Umphrey's McGee recently released their seventh studio album, Similar Skin - a unusually straight-ahead rock album that, in their words, forgoes some of the 'dense productions of the past' to 'create a work that includes more concise tracks filled with addictive melodies and memorable choruses'. Mission accomplished then, but there still plenty of signature Umphrey's moments throughout the album to keep die-hard fans happy too.

Darran Charles from fellow progressive band Godsticks recently met with Jake Cinninger (guitar/vocals) and Brendan Bayliss (lead vocals/guitar) before they played the first of three shows at the London Brooklyn Bowl to discuss the new album, live innovation and the controversial album title that never was….

You're known for your innovative live work. Recently you've made the most of new technology by giving your audience the ability to text in during shows. How do you prepare for that?

Jake: "It's called UMBowl. So far as the texting thing, there's really no preparation. It's like an oblique strategy - like Brian Eno use to have these card decks called 'oblique strategies'. So we took this idea of when you picked a card it said 'blue whale'; okay you're supposed to emulate or play what that phrase means.
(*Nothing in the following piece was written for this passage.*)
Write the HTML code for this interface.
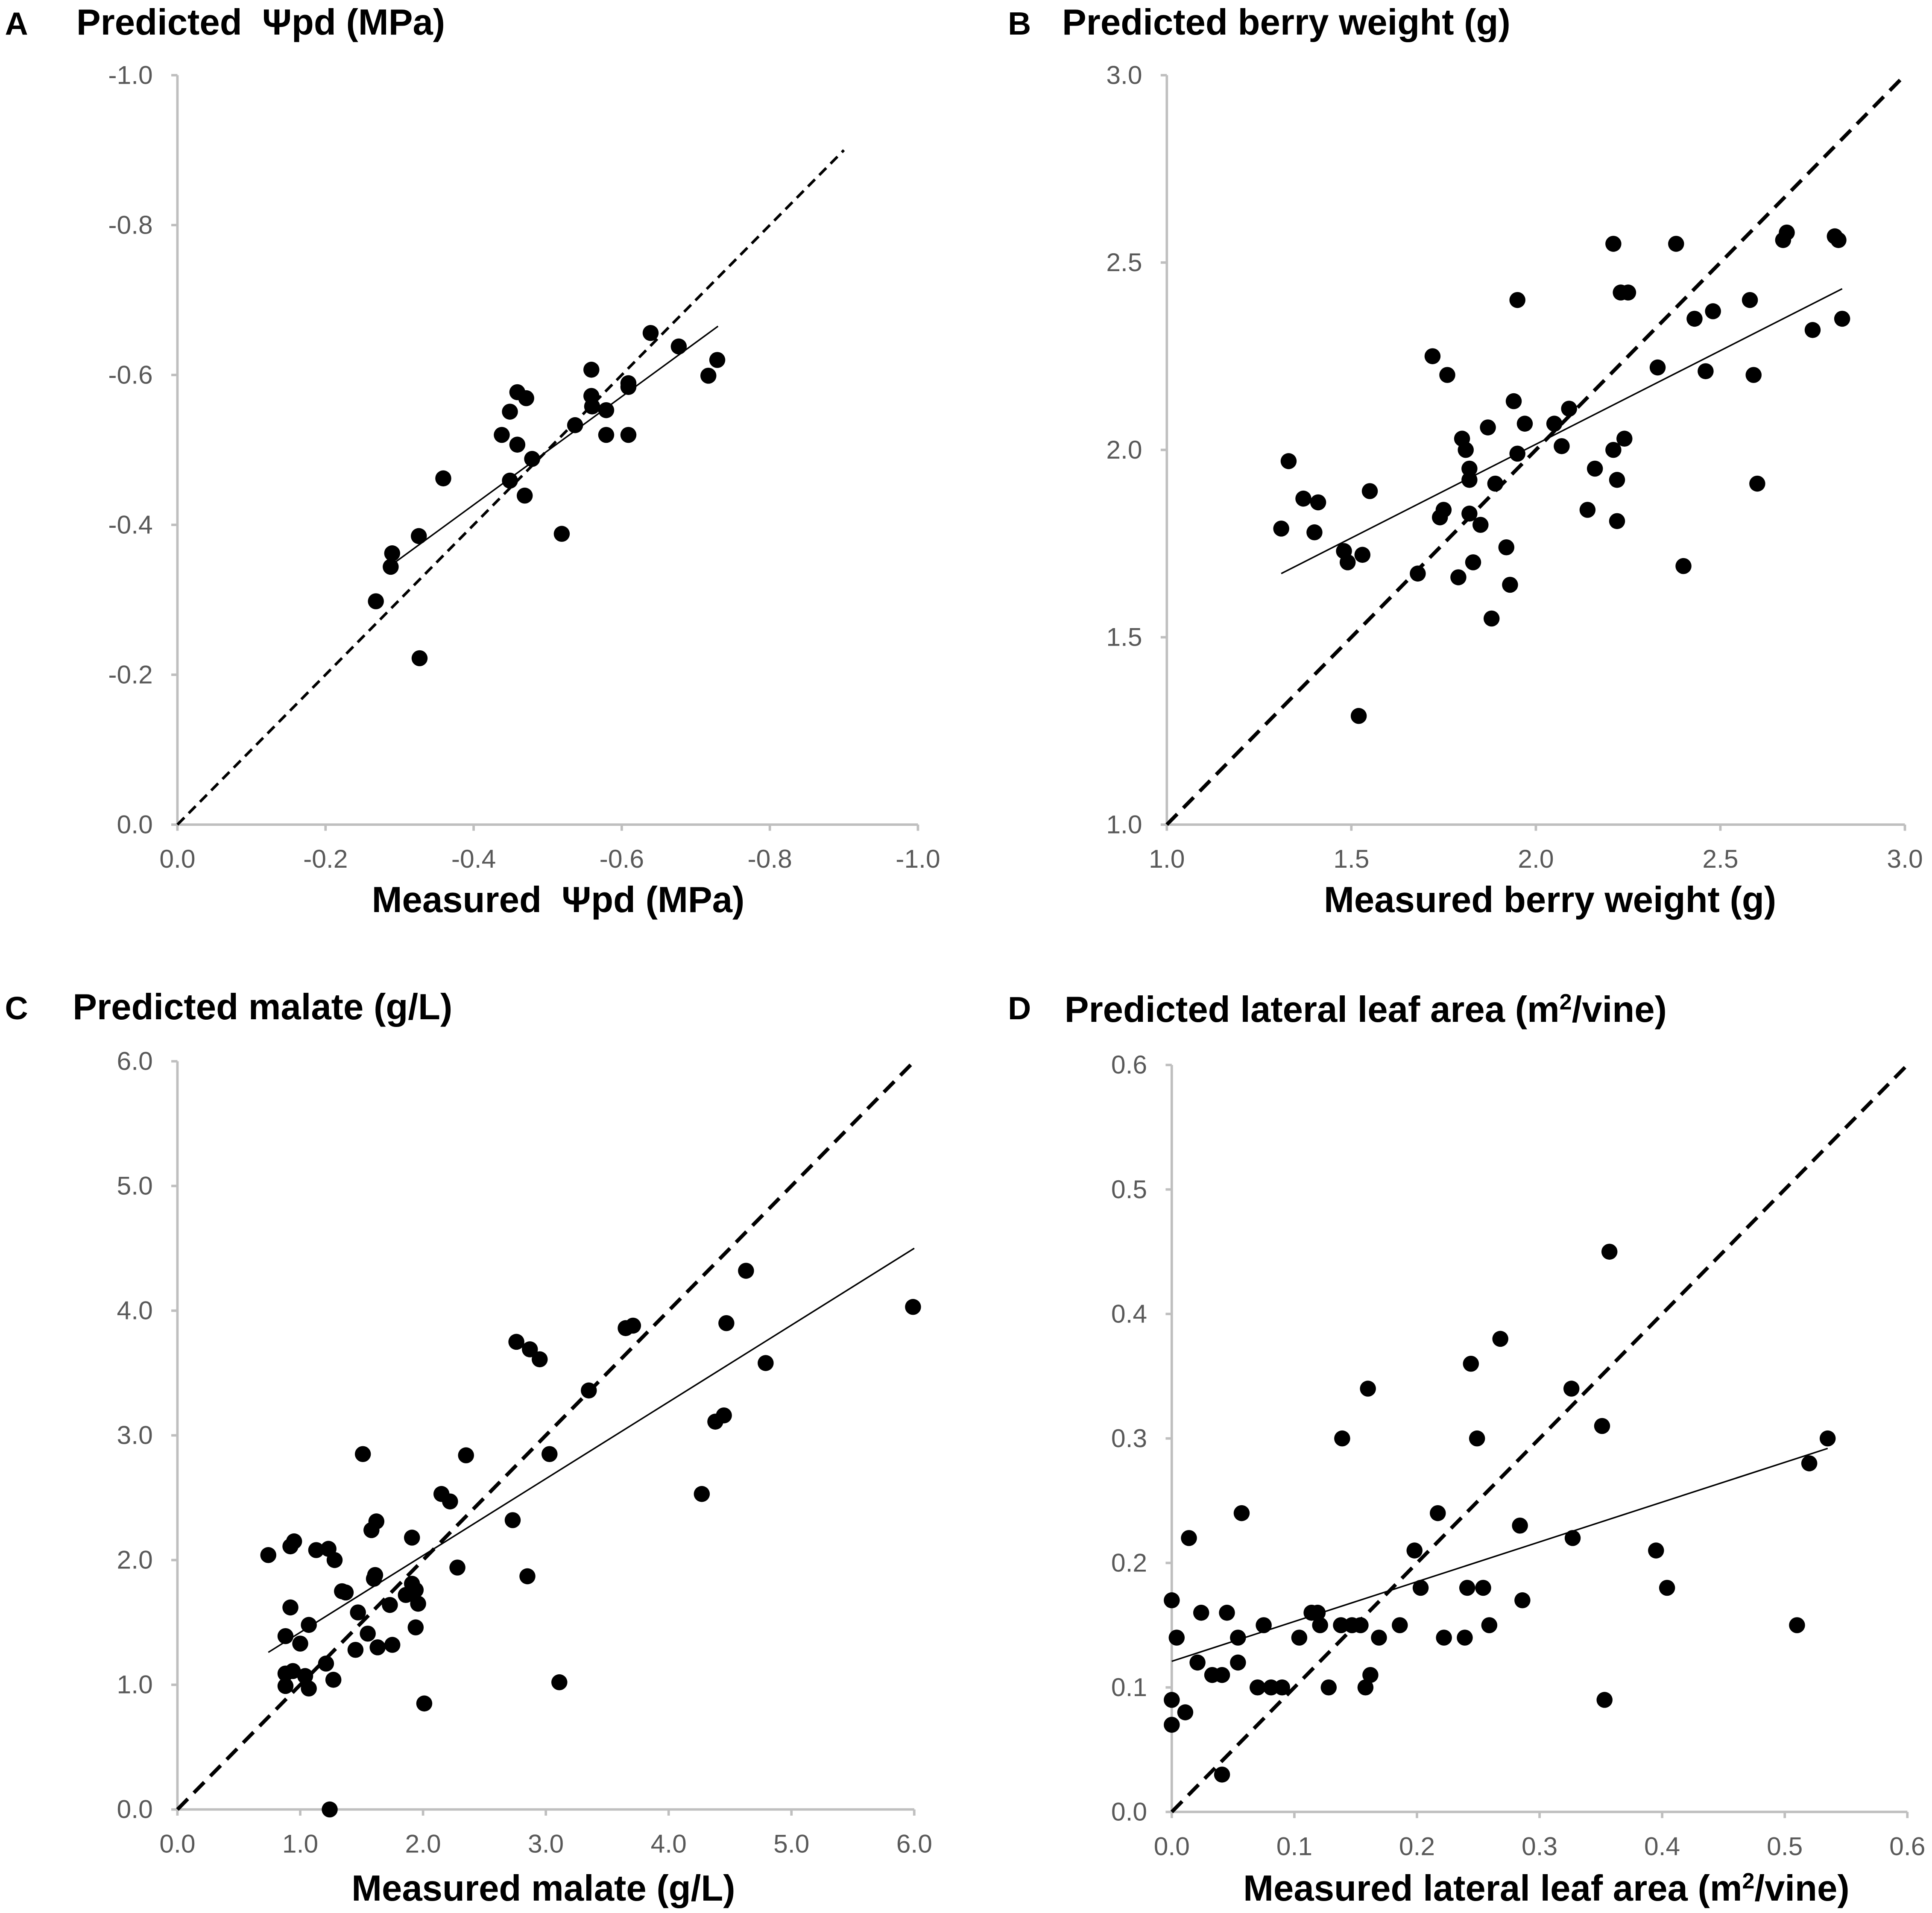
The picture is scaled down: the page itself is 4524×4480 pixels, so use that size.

So it's basically based on that sort of thing. Anyone in the audience can text something on the screen, and we have to react to it musically, basically."

So it's more often a random phrase rather than a musical instruction?

J: "Anything is possible; we just have to turn it into a musical form of that phrase."

Brendan: "There's not really a way to prepare for it; the best way to prepare for it is to not think about it."

One of the reasons we asked how you prepare for it is because we read somewhere that someone wanted you to perform a death metal version of a particular track?

J: "Totally! That would be a likely thing to pop up on the screen."

Is it something like the Zappa approach in that sense?

J: "Yeah. Really to make something to happen in the moment that no one's expecting and that we're not expecting either as musicians. We sort of just force creativity in the moment."

So it comes with no pressure then, basically?

J: "The only pressure is not falling flat on your face if you just don't have anything."

B: "Yeah: there's no wrong answer - there might be a better answer - but there's no wrong."

J: "You know, like 80 percent of the time I think we knock it out of the park, and then like 20 percent are a little shaky where we just don't know what to do with this phrase. But that's just the human element of it."

Did you come up with this idea because you want to involve the audience or because you like being challenged as musicians? Do you appreciate these challenges?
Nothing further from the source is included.